» Code that draws figures
══════════

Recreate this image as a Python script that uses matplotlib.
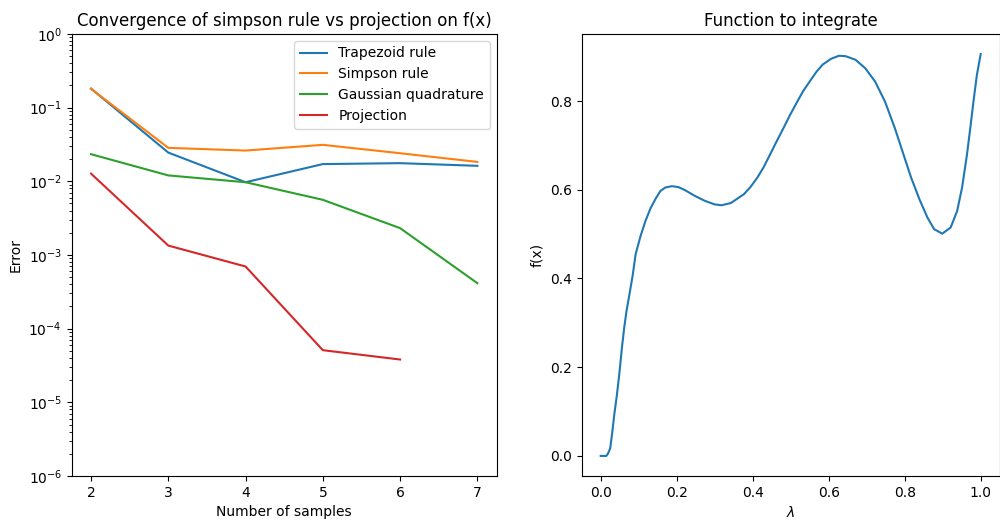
import matplotlib
matplotlib.use("Agg")
import matplotlib.pyplot as plt

samples = [2, 3, 4, 5, 6, 7]
trapezoid = [0.181, 0.0245, 0.0097, 0.0171, 0.0176, 0.0162]
simpson = [0.180, 0.0284, 0.0261, 0.0312, 0.0240, 0.0183]
gauss = [0.0233, 0.0120, 0.0097, 0.0056, 0.00231, 0.000414]
proj_samples = [2, 3, 4, 5, 6]
projection = [0.0127, 0.00134, 0.000697, 5.1e-5, 3.81e-5]

fx_x = [0.0, 0.0147, 0.019, 0.025, 0.030, 0.036, 0.042, 0.049, 0.056, 0.062,
        0.068, 0.075, 0.084, 0.092, 0.105, 0.118, 0.131, 0.144, 0.157, 0.170,
        0.187, 0.2045, 0.222, 0.248, 0.274, 0.2995, 0.318, 0.3425, 0.377, 0.394,
        0.412, 0.429, 0.446, 0.463, 0.481, 0.498, 0.515, 0.5325, 0.550, 0.567,
        0.584, 0.606, 0.627, 0.6446, 0.6705, 0.696, 0.722, 0.748, 0.774, 0.7955,
        0.817, 0.839, 0.860, 0.8776, 0.899, 0.921, 0.938, 0.951, 0.964, 0.9726,
        0.981, 0.990, 1.0]
fx_y = [0.0, 0.0, 0.005, 0.017, 0.050, 0.095, 0.133, 0.185, 0.245, 0.290,
        0.327, 0.361, 0.406, 0.455, 0.496, 0.530, 0.558, 0.579, 0.597, 0.605,
        0.608, 0.606, 0.599, 0.586, 0.575, 0.567, 0.565, 0.570, 0.590, 0.606,
        0.627, 0.651, 0.680, 0.709, 0.739, 0.768, 0.795, 0.822, 0.844, 0.865,
        0.882, 0.895, 0.902, 0.901, 0.893, 0.874, 0.844, 0.799, 0.739, 0.683,
        0.627, 0.578, 0.537, 0.511, 0.501, 0.515, 0.552, 0.605, 0.680, 0.739,
        0.799, 0.859, 0.906]

fig = plt.figure(figsize=(10, 5.22), dpi=100)
ax1 = fig.add_axes([0.0717, 0.0881, 0.425, 0.847])
ax2 = fig.add_axes([0.5817, 0.0881, 0.418, 0.847])

ax1.plot(samples, trapezoid, label="Trapezoid rule")
ax1.plot(samples, simpson, label="Simpson rule")
ax1.plot(samples, gauss, label="Gaussian quadrature")
ax1.plot(proj_samples, projection, label="Projection")
ax1.set_yscale("log")
ax1.set_ylim(1e-6, 1e0)
ax1.set_xlabel("Number of samples")
ax1.set_ylabel("Error")
ax1.set_title("Convergence of simpson rule vs projection on f(x)")
ax1.legend(loc="upper right")

ax2.plot(fx_x, fx_y)
ax2.set_xlabel(r"$\lambda$")
ax2.set_ylabel("f(x)")
ax2.set_title("Function to integrate")

fig.savefig("out.png", dpi=100)
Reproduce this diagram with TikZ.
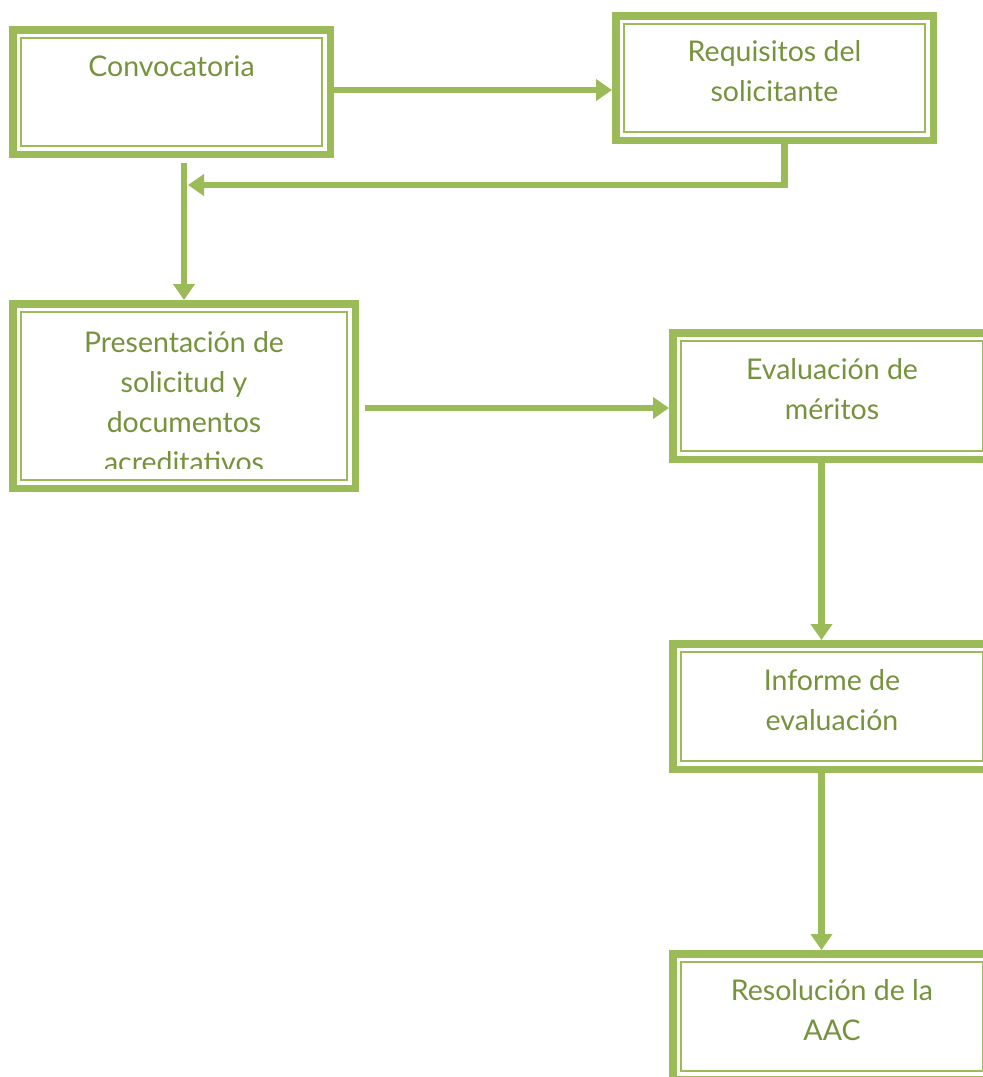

══════════

Transcribe the listing in full. Omit the pictures and keep every line exact.

Recreate this image as a Python script that uses matplotlib.
import matplotlib
matplotlib.use("Agg")
import matplotlib.pyplot as plt

samples = [2, 3, 4, 5, 6, 7]
trapezoid = [0.181, 0.0245, 0.0097, 0.0171, 0.0176, 0.0162]
simpson = [0.180, 0.0284, 0.0261, 0.0312, 0.0240, 0.0183]
gauss = [0.0233, 0.0120, 0.0097, 0.0056, 0.00231, 0.000414]
proj_samples = [2, 3, 4, 5, 6]
projection = [0.0127, 0.00134, 0.000697, 5.1e-5, 3.81e-5]

fx_x = [0.0, 0.0147, 0.019, 0.025, 0.030, 0.036, 0.042, 0.049, 0.056, 0.062,
        0.068, 0.075, 0.084, 0.092, 0.105, 0.118, 0.131, 0.144, 0.157, 0.170,
        0.187, 0.2045, 0.222, 0.248, 0.274, 0.2995, 0.318, 0.3425, 0.377, 0.394,
        0.412, 0.429, 0.446, 0.463, 0.481, 0.498, 0.515, 0.5325, 0.550, 0.567,
        0.584, 0.606, 0.627, 0.6446, 0.6705, 0.696, 0.722, 0.748, 0.774, 0.7955,
        0.817, 0.839, 0.860, 0.8776, 0.899, 0.921, 0.938, 0.951, 0.964, 0.9726,
        0.981, 0.990, 1.0]
fx_y = [0.0, 0.0, 0.005, 0.017, 0.050, 0.095, 0.133, 0.185, 0.245, 0.290,
        0.327, 0.361, 0.406, 0.455, 0.496, 0.530, 0.558, 0.579, 0.597, 0.605,
        0.608, 0.606, 0.599, 0.586, 0.575, 0.567, 0.565, 0.570, 0.590, 0.606,
        0.627, 0.651, 0.680, 0.709, 0.739, 0.768, 0.795, 0.822, 0.844, 0.865,
        0.882, 0.895, 0.902, 0.901, 0.893, 0.874, 0.844, 0.799, 0.739, 0.683,
        0.627, 0.578, 0.537, 0.511, 0.501, 0.515, 0.552, 0.605, 0.680, 0.739,
        0.799, 0.859, 0.906]

fig = plt.figure(figsize=(10, 5.22), dpi=100)
ax1 = fig.add_axes([0.0717, 0.0881, 0.425, 0.847])
ax2 = fig.add_axes([0.5817, 0.0881, 0.418, 0.847])

ax1.plot(samples, trapezoid, label="Trapezoid rule")
ax1.plot(samples, simpson, label="Simpson rule")
ax1.plot(samples, gauss, label="Gaussian quadrature")
ax1.plot(proj_samples, projection, label="Projection")
ax1.set_yscale("log")
ax1.set_ylim(1e-6, 1e0)
ax1.set_xlabel("Number of samples")
ax1.set_ylabel("Error")
ax1.set_title("Convergence of simpson rule vs projection on f(x)")
ax1.legend(loc="upper right")

ax2.plot(fx_x, fx_y)
ax2.set_xlabel(r"$\lambda$")
ax2.set_ylabel("f(x)")
ax2.set_title("Function to integrate")

fig.savefig("out.png", dpi=100)
Reproduce this diagram with TikZ.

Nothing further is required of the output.